> MATERIAL FOR THE TASK:
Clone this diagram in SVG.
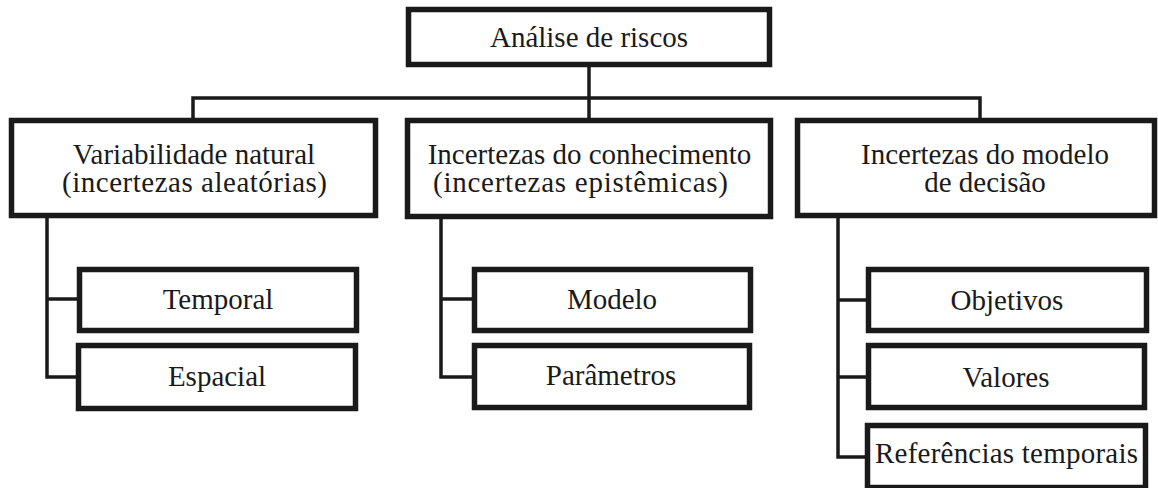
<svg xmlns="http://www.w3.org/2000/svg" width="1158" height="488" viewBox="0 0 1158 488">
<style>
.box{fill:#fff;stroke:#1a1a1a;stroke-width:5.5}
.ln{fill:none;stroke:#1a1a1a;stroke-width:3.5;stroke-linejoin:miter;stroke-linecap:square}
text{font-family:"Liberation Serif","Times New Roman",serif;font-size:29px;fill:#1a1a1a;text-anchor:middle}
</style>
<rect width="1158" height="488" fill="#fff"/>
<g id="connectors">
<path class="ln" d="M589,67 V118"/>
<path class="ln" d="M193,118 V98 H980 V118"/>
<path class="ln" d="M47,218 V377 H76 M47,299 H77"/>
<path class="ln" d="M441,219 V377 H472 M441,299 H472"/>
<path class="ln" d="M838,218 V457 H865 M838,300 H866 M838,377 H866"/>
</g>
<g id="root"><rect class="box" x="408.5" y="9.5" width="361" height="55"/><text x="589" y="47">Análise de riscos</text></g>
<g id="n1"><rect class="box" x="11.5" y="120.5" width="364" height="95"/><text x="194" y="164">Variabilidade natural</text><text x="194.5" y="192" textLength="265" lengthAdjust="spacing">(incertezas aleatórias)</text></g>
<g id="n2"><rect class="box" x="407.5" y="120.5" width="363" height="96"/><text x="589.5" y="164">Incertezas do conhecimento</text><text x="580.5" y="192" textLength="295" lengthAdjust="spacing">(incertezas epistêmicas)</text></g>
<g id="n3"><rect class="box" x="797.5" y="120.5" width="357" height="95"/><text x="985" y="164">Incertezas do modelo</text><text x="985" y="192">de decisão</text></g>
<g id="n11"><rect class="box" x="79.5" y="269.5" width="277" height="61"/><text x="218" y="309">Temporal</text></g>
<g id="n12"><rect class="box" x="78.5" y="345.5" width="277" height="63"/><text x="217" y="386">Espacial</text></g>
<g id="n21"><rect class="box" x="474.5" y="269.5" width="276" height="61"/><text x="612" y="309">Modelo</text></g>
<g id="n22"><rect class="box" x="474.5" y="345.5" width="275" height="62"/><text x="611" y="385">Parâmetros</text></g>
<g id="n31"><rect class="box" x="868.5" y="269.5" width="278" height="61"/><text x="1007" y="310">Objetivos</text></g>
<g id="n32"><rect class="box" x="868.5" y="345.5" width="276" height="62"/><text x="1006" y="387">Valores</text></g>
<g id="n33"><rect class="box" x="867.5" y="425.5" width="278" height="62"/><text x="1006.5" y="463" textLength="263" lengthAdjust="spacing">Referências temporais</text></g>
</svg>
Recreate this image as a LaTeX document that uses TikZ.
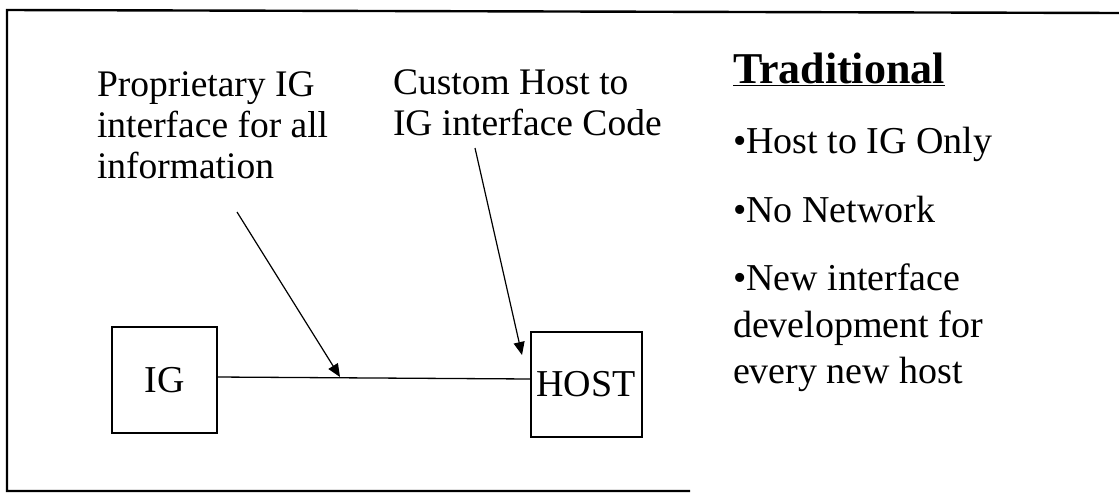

> WORK TO BE COMPLETED: Return the listing above unchanged, apart from dropping its pictures.

> SOLUTION TO THIS TASK:
Clone this diagram in SVG.
<svg xmlns="http://www.w3.org/2000/svg" width="1158" height="488" viewBox="0 0 1158 488">
<style>
.box{fill:#fff;stroke:#1a1a1a;stroke-width:5.5}
.ln{fill:none;stroke:#1a1a1a;stroke-width:3.5;stroke-linejoin:miter;stroke-linecap:square}
text{font-family:"Liberation Serif","Times New Roman",serif;font-size:29px;fill:#1a1a1a;text-anchor:middle}
</style>
<rect width="1158" height="488" fill="#fff"/>
<g id="connectors">
<path class="ln" d="M589,67 V118"/>
<path class="ln" d="M193,118 V98 H980 V118"/>
<path class="ln" d="M47,218 V377 H76 M47,299 H77"/>
<path class="ln" d="M441,219 V377 H472 M441,299 H472"/>
<path class="ln" d="M838,218 V457 H865 M838,300 H866 M838,377 H866"/>
</g>
<g id="root"><rect class="box" x="408.5" y="9.5" width="361" height="55"/><text x="589" y="47">Análise de riscos</text></g>
<g id="n1"><rect class="box" x="11.5" y="120.5" width="364" height="95"/><text x="194" y="164">Variabilidade natural</text><text x="194.5" y="192" textLength="265" lengthAdjust="spacing">(incertezas aleatórias)</text></g>
<g id="n2"><rect class="box" x="407.5" y="120.5" width="363" height="96"/><text x="589.5" y="164">Incertezas do conhecimento</text><text x="580.5" y="192" textLength="295" lengthAdjust="spacing">(incertezas epistêmicas)</text></g>
<g id="n3"><rect class="box" x="797.5" y="120.5" width="357" height="95"/><text x="985" y="164">Incertezas do modelo</text><text x="985" y="192">de decisão</text></g>
<g id="n11"><rect class="box" x="79.5" y="269.5" width="277" height="61"/><text x="218" y="309">Temporal</text></g>
<g id="n12"><rect class="box" x="78.5" y="345.5" width="277" height="63"/><text x="217" y="386">Espacial</text></g>
<g id="n21"><rect class="box" x="474.5" y="269.5" width="276" height="61"/><text x="612" y="309">Modelo</text></g>
<g id="n22"><rect class="box" x="474.5" y="345.5" width="275" height="62"/><text x="611" y="385">Parâmetros</text></g>
<g id="n31"><rect class="box" x="868.5" y="269.5" width="278" height="61"/><text x="1007" y="310">Objetivos</text></g>
<g id="n32"><rect class="box" x="868.5" y="345.5" width="276" height="62"/><text x="1006" y="387">Valores</text></g>
<g id="n33"><rect class="box" x="867.5" y="425.5" width="278" height="62"/><text x="1006.5" y="463" textLength="263" lengthAdjust="spacing">Referências temporais</text></g>
</svg>
Recreate this image as a LaTeX document that uses TikZ.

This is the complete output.